I was really impressed by the duck ham, especially the melon water contrasting to the smoky, sweet ham slice and crunchy fig jam. Another standout was the fancy rendition of ants on a log, with shaved celery and juicy carbonated raisins. Even the basil-orange sorbet as an intermezzo was fantastic, a single scoop in a wine glass that allowed you to inhale the scent of fresh herbs.
The desserts were frustratingly heavy for the evening. The tart, a generous chocolate confection stuffed with oozy peanut butter and caramel, needed more of the raspberry coulis and ice cream to offset the fudginess. That or a shooter of milk.
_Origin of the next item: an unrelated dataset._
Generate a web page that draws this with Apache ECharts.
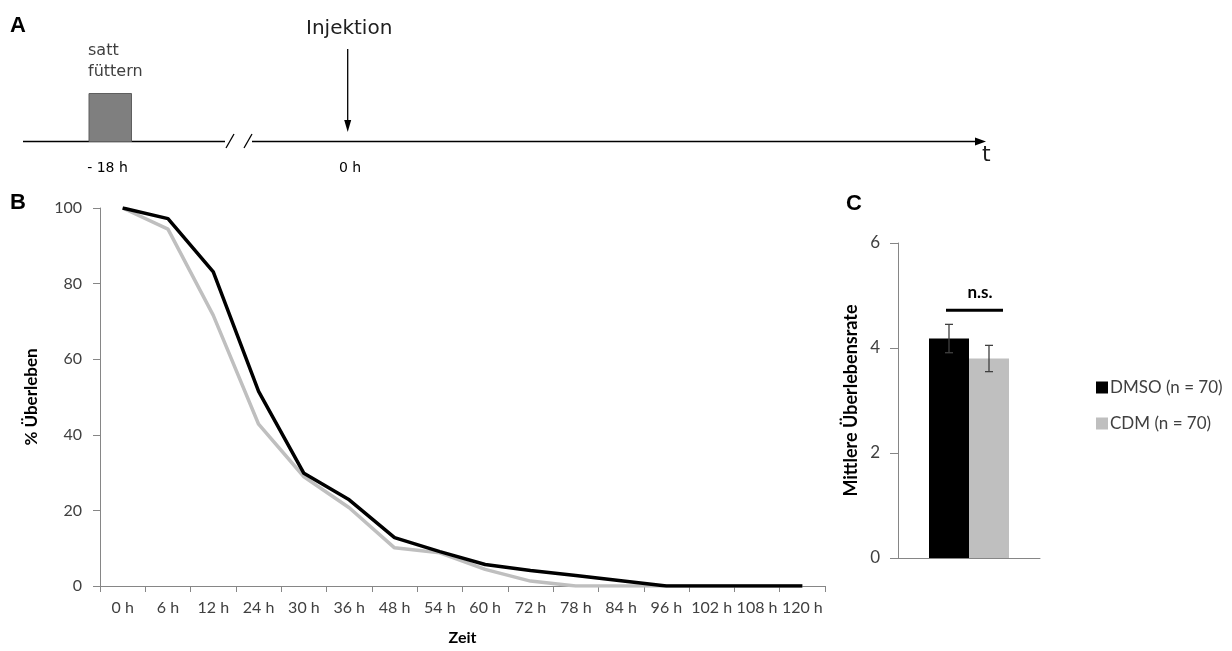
<!DOCTYPE html>
<html><head><meta charset="utf-8">
<script src="https://cdn.jsdelivr.net/npm/echarts@6/dist/echarts.min.js"></script>
<style>html,body{margin:0;padding:0;background:#fff}#c{width:1232px;height:651px}</style>
</head><body><div id="c"></div>
<script>
// ---- data ----
const timeLabels = ['0 h','6 h','12 h','24 h','30 h','36 h','48 h','54 h','60 h','72 h','78 h','84 h','96 h','102 h','108 h','120 h'];
const dmsoSurvival = [100, 97.2, 83.1, 51.5, 29.8, 22.8, 12.8, 9.1, 5.7, 4.1, 2.8, 1.4, 0, 0, 0, 0];
const cdmSurvival  = [100, 94.4, 71.6, 42.8, 28.9, 20.7, 10.1, 8.8, 4.4, 1.3, 0, 0, 0, 0, 0, 0];
const groupNames = ['DMSO (n = 70)', 'CDM (n = 70)'];
const meanSurvival = [4.18, 3.80];
const meanError = [0.27, 0.25];
const sigLevel = 4.72;
const sigLabel = 'n.s.';

// ---- styles ----
const BLACK = '#000000', GRAY = '#bfbfbf', AXIS = '#868686', LABEL = '#404040';
const LFONT = 'Lato, "Open Sans", sans-serif';
const BAR_W = 40;

function errRender(offset) {
  return function (params, api) {
    const x = api.coord([api.value(0), 0])[0] + offset;
    const hi = api.coord([api.value(0), api.value(1) + api.value(2)])[1];
    const lo = api.coord([api.value(0), api.value(1) - api.value(2)])[1];
    const st = {stroke: '#404040', lineWidth: 1.3};
    return {type: 'group', children: [
      {type: 'line', shape: {x1: x, y1: hi, x2: x, y2: lo}, style: st},
      {type: 'line', shape: {x1: x - 4, y1: hi, x2: x + 4, y2: hi}, style: st},
      {type: 'line', shape: {x1: x - 4, y1: lo, x2: x + 4, y2: lo}, style: st}
    ]};
  };
}
function sigRender(params, api) {
  const p = api.coord([api.value(0), api.value(1)]);
  const t = api.coord([api.value(0), api.value(1) + 0.34]);
  return {type: 'group', children: [
    {type: 'line', shape: {x1: p[0] - 23, y1: p[1], x2: p[0] + 34, y2: p[1]}, style: {stroke: BLACK, lineWidth: 3}},
    {type: 'text', style: {text: sigLabel, x: p[0] + 11, y: t[1], align: 'center', verticalAlign: 'middle',
      font: 'bold 17px ' + LFONT, fill: BLACK}}
  ]};
}

const chart = echarts.init(document.getElementById('c'), null, {renderer: 'canvas'});
const A = 'DejaVu Sans, sans-serif';
const option = {
  backgroundColor: '#fff',
  animation: false,
  textStyle: {fontFamily: LFONT},
  legend: {
    data: groupNames, orient: 'vertical', left: 1091, top: 374,
    itemWidth: 12, itemHeight: 12, itemGap: 19, icon: 'rect',
    textStyle: {fontSize: 17, color: LABEL, fontFamily: LFONT, padding: [0, 0, 0, -3]}
  },
  grid: [
    {left: 100, top: 208, width: 725, height: 379, containLabel: false},
    {left: 898, top: 243, width: 142, height: 315, containLabel: false}
  ],
  xAxis: [
    {type: 'category', gridIndex: 0, data: timeLabels, boundaryGap: true,
     name: 'Zeit', nameLocation: 'middle', nameGap: 44,
     nameTextStyle: {fontWeight: 'bold', fontSize: 16, color: BLACK, fontFamily: LFONT},
     axisLine: {lineStyle: {color: AXIS, width: 1}},
     axisTick: {show: true, length: 6, lineStyle: {color: AXIS}, alignWithLabel: false},
     axisLabel: {interval: 0, fontSize: 16, color: LABEL, margin: 14, fontFamily: LFONT}},
    {type: 'category', gridIndex: 1, data: ['Mittel'],
     axisLine: {lineStyle: {color: AXIS, width: 1}},
     axisTick: {show: false}, axisLabel: {show: false}}
  ],
  yAxis: [
    {type: 'value', gridIndex: 0, min: 0, max: 100, interval: 20,
     name: '% Überleben', nameLocation: 'middle', nameGap: 60,
     nameTextStyle: {fontWeight: 'bold', fontSize: 17, color: BLACK, fontFamily: LFONT},
     axisLine: {show: true, lineStyle: {color: AXIS}},
     axisTick: {show: true, length: 7, lineStyle: {color: AXIS}},
     splitLine: {show: false},
     axisLabel: {fontSize: 16, color: LABEL, margin: 18, fontFamily: LFONT}},
    {type: 'value', gridIndex: 1, min: 0, max: 6, interval: 2,
     name: 'Mittlere Überlebensrate', nameLocation: 'middle', nameGap: 38,
     nameTextStyle: {fontWeight: 'bold', fontSize: 18, color: BLACK, fontFamily: LFONT},
     axisLine: {show: true, lineStyle: {color: AXIS}},
     axisTick: {show: true, length: 8, lineStyle: {color: AXIS}},
     splitLine: {show: false},
     axisLabel: {fontSize: 17, color: LABEL, margin: 18, fontFamily: LFONT}}
  ],
  series: [
    {name: groupNames[0], type: 'line', xAxisIndex: 0, yAxisIndex: 0, data: dmsoSurvival,
     symbol: 'none', lineStyle: {color: BLACK, width: 3.5}, itemStyle: {color: BLACK}, z: 3},
    {name: groupNames[1], type: 'line', xAxisIndex: 0, yAxisIndex: 0, data: cdmSurvival,
     symbol: 'none', lineStyle: {color: GRAY, width: 3.5}, itemStyle: {color: GRAY}, z: 2},
    {name: groupNames[0], type: 'bar', xAxisIndex: 1, yAxisIndex: 1, data: [meanSurvival[0]],
     barWidth: BAR_W, barGap: '0%', itemStyle: {color: BLACK}},
    {name: groupNames[1], type: 'bar', xAxisIndex: 1, yAxisIndex: 1, data: [meanSurvival[1]],
     barWidth: BAR_W, barGap: '0%', itemStyle: {color: GRAY}},
    {type: 'custom', xAxisIndex: 1, yAxisIndex: 1, renderItem: errRender(-BAR_W / 2),
     data: [[0, meanSurvival[0], meanError[0]]], z: 5, silent: true},
    {type: 'custom', xAxisIndex: 1, yAxisIndex: 1, renderItem: errRender(BAR_W / 2),
     data: [[0, meanSurvival[1], meanError[1]]], z: 5, silent: true},
    {type: 'custom', xAxisIndex: 1, yAxisIndex: 1, renderItem: sigRender,
     data: [[0, sigLevel]], z: 5, silent: true}
  ],
  graphic: [
    // panel letters
    {type: 'text', style: {text: 'A', x: 10, y: 15, font: 'bold 22px "Liberation Sans", Arial, sans-serif', fill: BLACK}},
    {type: 'text', style: {text: 'B', x: 10, y: 192, font: 'bold 22px "Liberation Sans", Arial, sans-serif', fill: BLACK}},
    {type: 'text', style: {text: 'C', x: 846, y: 193, font: 'bold 22px "Liberation Sans", Arial, sans-serif', fill: BLACK}},
    // timeline schematic (panel A)
    {type: 'line', shape: {x1: 23, y1: 141.5, x2: 225, y2: 141.5}, style: {stroke: BLACK, lineWidth: 1.3}},
    {type: 'line', shape: {x1: 226, y1: 148, x2: 234, y2: 134}, style: {stroke: BLACK, lineWidth: 1.3}},
    {type: 'line', shape: {x1: 244, y1: 148, x2: 252, y2: 134}, style: {stroke: BLACK, lineWidth: 1.3}},
    {type: 'line', shape: {x1: 252, y1: 141.5, x2: 978, y2: 141.5}, style: {stroke: BLACK, lineWidth: 1.3}},
    {type: 'polygon', shape: {points: [[986, 141.5], [975, 137.5], [975, 145.5]]}, style: {fill: BLACK}},
    {type: 'rect', shape: {x: 89, y: 93.5, width: 42.5, height: 48}, style: {fill: '#7f7f7f', stroke: '#5f5f5f', lineWidth: 1}},
    {type: 'line', shape: {x1: 347.7, y1: 49, x2: 347.7, y2: 124}, style: {stroke: BLACK, lineWidth: 1.3}},
    {type: 'polygon', shape: {points: [[347.7, 132], [344.2, 120], [351.2, 120]]}, style: {fill: BLACK}},
    {type: 'text', style: {text: 'satt', x: 88, y: 43, font: '16px ' + A, fill: '#404040'}},
    {type: 'text', style: {text: 'füttern', x: 88, y: 64, font: '16px ' + A, fill: '#404040'}},
    {type: 'text', style: {text: 'Injektion', x: 306, y: 19, font: '20px ' + A, fill: '#202020'}},
    {type: 'text', style: {text: '- 18 h', x: 107.5, y: 168, align: 'center', verticalAlign: 'middle', font: '14px ' + A, fill: '#000'}},
    {type: 'text', style: {text: '0 h', x: 350, y: 168, align: 'center', verticalAlign: 'middle', font: '14px ' + A, fill: '#000'}},
    {type: 'text', style: {text: 't', x: 982, y: 144, font: '22px ' + A, fill: '#202020'}}
  ]
};
chart.setOption(option);
</script></body></html>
I also wanted to trade the raspberry pepper truffles for the fresh raspberries and bed of pepper the truffles had as garnishes. The combination of berry and pepper without chocolate was a jolt to my palate, one I needed after such a large meal.
I loved the interactive elements of the event. We were encouraged to go into the kitchen/staging area and take photos or ask questions, and there were point-and-click cameras on every table for people to document the experience. Also, there was a demonstration pouring of Cafe Lladro coffee, and at multiple times during the evening chefs answered questions or talked about upcoming dishes. Jon even wandered between the tables, asking what people thought of the experience.
And serious, serious kudos to their serving team. I’ve rarely had a meal where the platings and timing went so smoothly, including getting cocktails out before a dish arrived. We were supposed to wait, but pretty much everyone tried the Rain City vodka cocktail, all floral with lemon and bitters, because the anticipation was just too much to endure.
I left wanting more, and wondering if the space had enough room for people to stay overnight. One day, they need to host brunch, and I will be first in line. But for now, spread the word, but do so quietly and with excitement.